The most expensive line missing from the P&L

When products aren't on shelves, lost sales simply vanish instead of showing up as variances. What would your financial performance look like if OSA was treated as a strategic priority instead of an invisible cost?

One of the most financially consequential drivers of performance never appears anywhere on the P&L.

On-shelf availability (OSA) isn’t a line item. There is no account for lost sales due to out-of-stocks, and no single metric that captures the downstream costs of poor shelf availability decisions. And yet, OSA quietly shapes most financial outcome retailers and CPGs care about.

Because it isn’t formally measured in financial terms, OSA becomes a blind spot. Its impact is real, material, and ongoing - but diffuse enough that no single function owns it, and no single report captures it.

When products aren’t on the shelf, the consequences don’t show up neatly. Promotions underperform, margins erode through markdowns, penalties, and expedited freight, each justified as an isolated necessity. Inventory swells in some parts of the network while shelves sit empty in others. Each effect lands on a different part of the P&L, and none are labeled as OSA failures. Over time, the cumulative impact becomes significant - and largely invisible.

The revenue side of this equation is deceptively simple. If a product isn’t available, it can’t be sold. Most shoppers won’t wait for a restock; they substitute, switch brands, or shop elsewhere. The lost sale never appears as a variance - it simply never materializes. During promotions, this dynamic becomes even more damaging. Trade dollars are invested with the expectation of incremental sales lift, but when product availability breaks mid-promotional event, the trade spend is incurred without the return. From a reporting perspective, the promotion “ran.” From a financial perspective, value was destroyed.

Beyond immediate lost sales, inconsistent OSA erodes consumer trust. Shoppers gravitate toward retailers and CPGs that are reliably there when needed. Those that aren’t pay a long-term price in reduced loyalty and diminished basket share - impacts that unfold gradually and rarely get traced back to OSA decisions.

The cost of poor OSA is even harder to see because it often surfaces later - and in unexpected places. Safety stock increases, expedited shipment costs increase, and yet - inventory accumulates in the wrong locations, eventually forcing markdowns or creating waste. Ironically, many of these expenses are incurred in the name of improving service. Without alignment across trading partners and functions, buffers multiply instead of stabilizing the system. The result: excess inventory and out-of-stocks coexist, tying up working capital while still leaving the shopper empty-handed.

This complexity is precisely what makes OSA such a powerful indicator of business health.
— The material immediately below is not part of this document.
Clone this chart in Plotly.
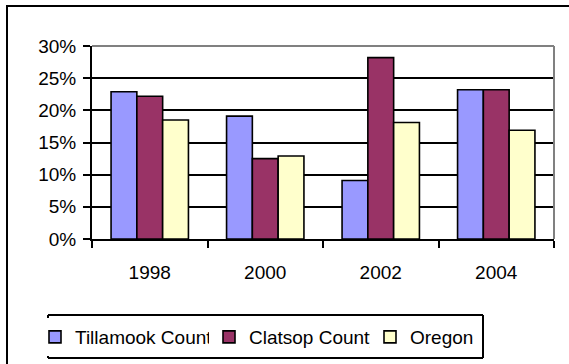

It spans organizations, depends on shared behavior, and exposes misalignment that’s uncomfortable to confront. Yet it is one of the few metrics that directly connects planning to execution. It reflects whether demand signals are trusted, whether promotions are planned with real constraints in mind, and whether CPGs and retailers are operating from the same version of reality. When OSA breaks down, it’s rarely due to a single bad decision.

OSA may not appear as its own line on the P&L, but its impact touches almost every aspect of financial performance.

So, as we head into 2026, one question stands out: which lines on your P&L would look different if improving OSA were consistently treated as a strategic priority?